I found out, that $\varphi$ factorizes into $(X^2+2X+2)(X^3+2X+1)$. Both factors are irreducible, so I take the first and define $\psi_0 := X^2+2X+2$.
No I construct the field $E_1:=\mathbb F_3 [X] / (\psi_0)$. $X^2+2X+2 \equiv 0 \mod \psi_0$ leads to $X^2 \equiv X+1 \mod \psi_0$, so the elements of $E_1$ are polynomials with degree < 2 and with $\alpha$ as root of $\psi_0$ I get $E_1=\{0,1,2,\alpha,\alpha+1,\alpha+2,2\alpha,2\alpha+1,2\alpha+2\}$.
Since the second factor $X^3+2X+1 =: \psi_1$ is irreducible in $E_1$, Ive got to extend to $E_2=E_1[X]/(\psi_0)$. Then I know, that this is the splitting field of $\varphi$, because both factors of $\varphi$ got roots now. I also know that the degree of the first extension is 2 and the degree of the second extension is 3, so all in all the splitting field has the cardinality $3^{2*3}=729$.
You have, I think, succesfully applied the "algorithm" to find the splitting field (split into irreducibles and apply successive group extensions as needed, this was the existence proof in my old Galois theory notes). As I said in the comments, a full proof would require to show the irreducibility in full (but that's a lot of work and can be assisted by a computer package like Sage).

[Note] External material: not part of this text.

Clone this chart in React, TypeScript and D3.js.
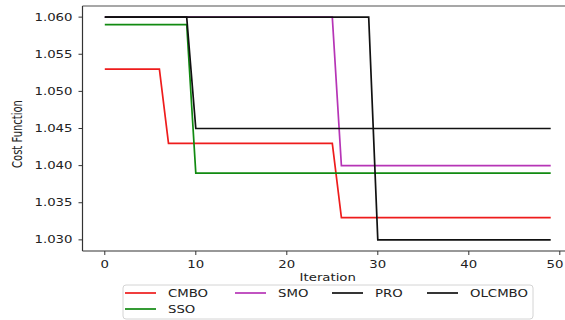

So the final splitting field is just $F_3$ extended by $\alpha$ with $\alpha^2 = \alpha +1$ and $\beta$ with $\beta^3 = \beta + 2$ and an arbitrary element looks like $p_1(\alpha)\beta^2 + p_2(\alpha)\beta + p_3(\alpha)$ where the $p_i(\alpha)$ are linear functions of $\alpha$ with coefficients in $\{0,1,2\}$. This follows straight from the construction, and allows you to compute the size as indeed equal to $(3^2)^3 = 729$ (as there are $3^2$ choices for the $p_i(\alpha)$ and we have to choose $3$ of them.